(begin)

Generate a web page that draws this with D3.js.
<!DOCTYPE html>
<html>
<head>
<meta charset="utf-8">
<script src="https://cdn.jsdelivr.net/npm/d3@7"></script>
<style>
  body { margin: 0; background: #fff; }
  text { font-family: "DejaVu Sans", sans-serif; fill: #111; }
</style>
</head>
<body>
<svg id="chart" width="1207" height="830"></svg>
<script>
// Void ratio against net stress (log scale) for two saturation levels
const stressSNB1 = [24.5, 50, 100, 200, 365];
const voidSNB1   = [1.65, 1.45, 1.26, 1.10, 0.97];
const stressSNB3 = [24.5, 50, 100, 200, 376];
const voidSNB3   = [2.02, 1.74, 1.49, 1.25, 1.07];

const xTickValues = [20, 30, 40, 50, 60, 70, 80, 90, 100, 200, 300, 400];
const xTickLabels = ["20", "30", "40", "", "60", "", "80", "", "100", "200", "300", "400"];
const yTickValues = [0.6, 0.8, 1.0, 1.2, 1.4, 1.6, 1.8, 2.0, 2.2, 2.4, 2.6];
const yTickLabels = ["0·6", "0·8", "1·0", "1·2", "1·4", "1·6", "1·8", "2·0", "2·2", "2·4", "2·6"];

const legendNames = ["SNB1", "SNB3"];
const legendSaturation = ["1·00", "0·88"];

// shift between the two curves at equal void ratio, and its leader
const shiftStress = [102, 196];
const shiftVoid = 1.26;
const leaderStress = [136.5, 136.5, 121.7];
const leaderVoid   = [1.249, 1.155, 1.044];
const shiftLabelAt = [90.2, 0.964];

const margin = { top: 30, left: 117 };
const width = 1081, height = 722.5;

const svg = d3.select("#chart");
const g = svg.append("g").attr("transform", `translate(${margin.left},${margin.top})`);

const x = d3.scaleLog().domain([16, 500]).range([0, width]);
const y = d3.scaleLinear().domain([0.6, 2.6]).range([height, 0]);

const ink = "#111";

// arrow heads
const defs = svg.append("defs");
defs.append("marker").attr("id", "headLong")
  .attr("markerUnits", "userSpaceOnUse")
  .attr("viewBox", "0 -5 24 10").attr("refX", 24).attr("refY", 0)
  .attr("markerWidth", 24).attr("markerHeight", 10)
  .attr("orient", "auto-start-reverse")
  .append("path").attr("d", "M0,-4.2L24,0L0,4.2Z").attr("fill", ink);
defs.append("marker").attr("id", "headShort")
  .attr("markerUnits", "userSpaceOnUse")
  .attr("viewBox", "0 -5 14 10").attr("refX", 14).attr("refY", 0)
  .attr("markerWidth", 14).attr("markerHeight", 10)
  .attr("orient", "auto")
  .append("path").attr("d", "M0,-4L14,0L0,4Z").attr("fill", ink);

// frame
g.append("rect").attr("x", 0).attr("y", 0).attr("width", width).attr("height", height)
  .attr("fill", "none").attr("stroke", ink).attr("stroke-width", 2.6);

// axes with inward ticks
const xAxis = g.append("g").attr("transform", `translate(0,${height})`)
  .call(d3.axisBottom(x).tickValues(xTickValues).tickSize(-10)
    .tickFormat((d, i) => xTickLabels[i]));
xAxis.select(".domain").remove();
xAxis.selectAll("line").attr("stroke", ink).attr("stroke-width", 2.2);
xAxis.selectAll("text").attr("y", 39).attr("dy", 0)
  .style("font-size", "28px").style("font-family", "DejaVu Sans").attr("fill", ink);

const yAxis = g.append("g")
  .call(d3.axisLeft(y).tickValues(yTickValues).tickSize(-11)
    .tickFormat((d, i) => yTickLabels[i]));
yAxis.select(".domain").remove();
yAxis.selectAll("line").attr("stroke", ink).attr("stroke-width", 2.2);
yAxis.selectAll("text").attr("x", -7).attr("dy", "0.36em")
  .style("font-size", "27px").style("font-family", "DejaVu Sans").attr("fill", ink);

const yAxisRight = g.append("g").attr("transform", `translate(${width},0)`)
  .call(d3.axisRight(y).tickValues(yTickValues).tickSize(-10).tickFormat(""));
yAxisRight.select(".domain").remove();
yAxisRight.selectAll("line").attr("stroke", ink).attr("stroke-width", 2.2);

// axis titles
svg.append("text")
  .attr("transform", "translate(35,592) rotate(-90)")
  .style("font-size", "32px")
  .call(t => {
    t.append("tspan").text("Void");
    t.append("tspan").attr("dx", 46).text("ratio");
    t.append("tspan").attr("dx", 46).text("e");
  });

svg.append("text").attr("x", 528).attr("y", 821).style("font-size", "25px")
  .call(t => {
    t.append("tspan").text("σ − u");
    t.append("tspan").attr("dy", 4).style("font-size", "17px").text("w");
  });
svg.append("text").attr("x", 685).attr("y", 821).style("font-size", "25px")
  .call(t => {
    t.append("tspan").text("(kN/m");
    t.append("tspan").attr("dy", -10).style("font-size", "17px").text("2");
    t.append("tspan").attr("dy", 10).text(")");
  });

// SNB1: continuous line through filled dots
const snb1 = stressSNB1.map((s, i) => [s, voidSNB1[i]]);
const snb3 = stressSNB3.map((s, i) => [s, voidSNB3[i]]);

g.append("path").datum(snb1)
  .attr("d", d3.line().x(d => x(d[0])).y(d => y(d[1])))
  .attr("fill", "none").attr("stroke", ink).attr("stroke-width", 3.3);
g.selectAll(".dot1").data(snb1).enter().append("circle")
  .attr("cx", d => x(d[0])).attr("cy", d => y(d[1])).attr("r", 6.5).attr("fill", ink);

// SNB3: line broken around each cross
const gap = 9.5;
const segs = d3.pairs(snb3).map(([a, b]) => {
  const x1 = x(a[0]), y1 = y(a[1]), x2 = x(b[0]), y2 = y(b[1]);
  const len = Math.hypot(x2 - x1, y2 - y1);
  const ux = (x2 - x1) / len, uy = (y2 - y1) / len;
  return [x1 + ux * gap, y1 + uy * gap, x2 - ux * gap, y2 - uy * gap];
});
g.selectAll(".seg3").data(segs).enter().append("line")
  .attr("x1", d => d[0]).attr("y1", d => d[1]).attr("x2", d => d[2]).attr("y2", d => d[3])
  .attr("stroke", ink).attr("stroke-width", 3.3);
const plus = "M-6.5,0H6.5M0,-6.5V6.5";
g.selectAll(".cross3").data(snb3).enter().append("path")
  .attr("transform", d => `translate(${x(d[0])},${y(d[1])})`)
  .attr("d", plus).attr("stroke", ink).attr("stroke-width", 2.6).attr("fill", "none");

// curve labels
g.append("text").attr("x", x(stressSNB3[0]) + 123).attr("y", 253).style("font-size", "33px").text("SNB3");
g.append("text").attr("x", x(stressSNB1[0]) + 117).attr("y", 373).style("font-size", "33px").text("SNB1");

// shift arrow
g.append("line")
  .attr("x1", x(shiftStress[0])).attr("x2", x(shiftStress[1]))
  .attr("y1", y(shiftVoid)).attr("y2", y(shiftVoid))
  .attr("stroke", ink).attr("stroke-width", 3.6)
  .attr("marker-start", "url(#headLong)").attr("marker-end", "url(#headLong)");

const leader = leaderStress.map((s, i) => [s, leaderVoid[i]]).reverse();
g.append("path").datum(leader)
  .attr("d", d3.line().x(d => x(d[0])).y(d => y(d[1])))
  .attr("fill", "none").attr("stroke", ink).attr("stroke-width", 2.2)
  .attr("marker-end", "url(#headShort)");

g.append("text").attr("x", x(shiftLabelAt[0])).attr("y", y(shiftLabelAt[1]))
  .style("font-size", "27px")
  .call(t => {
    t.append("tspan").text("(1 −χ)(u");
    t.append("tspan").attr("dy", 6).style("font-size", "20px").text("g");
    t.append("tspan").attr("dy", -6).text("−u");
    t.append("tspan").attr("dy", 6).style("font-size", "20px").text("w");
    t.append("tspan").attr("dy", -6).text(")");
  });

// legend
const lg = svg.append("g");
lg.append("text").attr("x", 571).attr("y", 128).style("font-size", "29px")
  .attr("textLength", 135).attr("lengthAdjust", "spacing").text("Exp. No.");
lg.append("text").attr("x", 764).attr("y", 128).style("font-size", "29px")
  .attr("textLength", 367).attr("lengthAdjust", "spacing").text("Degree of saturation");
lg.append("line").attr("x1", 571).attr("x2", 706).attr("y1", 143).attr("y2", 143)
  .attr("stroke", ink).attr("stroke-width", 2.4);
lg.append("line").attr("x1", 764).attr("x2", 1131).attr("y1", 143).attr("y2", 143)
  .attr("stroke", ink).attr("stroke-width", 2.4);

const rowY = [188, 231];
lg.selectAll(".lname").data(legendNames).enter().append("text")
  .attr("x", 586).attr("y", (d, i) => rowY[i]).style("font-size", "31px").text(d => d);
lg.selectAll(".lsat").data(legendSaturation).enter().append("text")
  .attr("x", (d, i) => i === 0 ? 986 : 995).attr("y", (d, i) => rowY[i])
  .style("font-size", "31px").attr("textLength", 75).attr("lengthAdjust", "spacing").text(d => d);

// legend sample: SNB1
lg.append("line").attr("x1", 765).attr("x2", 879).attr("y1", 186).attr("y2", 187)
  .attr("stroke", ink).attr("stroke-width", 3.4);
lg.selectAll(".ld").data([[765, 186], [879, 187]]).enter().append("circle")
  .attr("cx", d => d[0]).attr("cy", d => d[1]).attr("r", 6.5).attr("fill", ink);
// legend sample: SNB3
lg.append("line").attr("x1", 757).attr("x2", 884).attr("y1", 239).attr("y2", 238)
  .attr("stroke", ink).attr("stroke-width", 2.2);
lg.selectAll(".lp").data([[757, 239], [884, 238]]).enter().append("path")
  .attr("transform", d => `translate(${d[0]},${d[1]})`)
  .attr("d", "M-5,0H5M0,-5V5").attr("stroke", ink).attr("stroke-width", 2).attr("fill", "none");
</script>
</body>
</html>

(end)

WORK TO DO: Please print exactly what appears from the first line of the data through the line with "1.49, 1.25, 1.07];", including both of those lines and nothing past them.

THE ANSWER:
Generate a web page that draws this with D3.js.
<!DOCTYPE html>
<html>
<head>
<meta charset="utf-8">
<script src="https://cdn.jsdelivr.net/npm/d3@7"></script>
<style>
  body { margin: 0; background: #fff; }
  text { font-family: "DejaVu Sans", sans-serif; fill: #111; }
</style>
</head>
<body>
<svg id="chart" width="1207" height="830"></svg>
<script>
// Void ratio against net stress (log scale) for two saturation levels
const stressSNB1 = [24.5, 50, 100, 200, 365];
const voidSNB1   = [1.65, 1.45, 1.26, 1.10, 0.97];
const stressSNB3 = [24.5, 50, 100, 200, 376];
const voidSNB3   = [2.02, 1.74, 1.49, 1.25, 1.07];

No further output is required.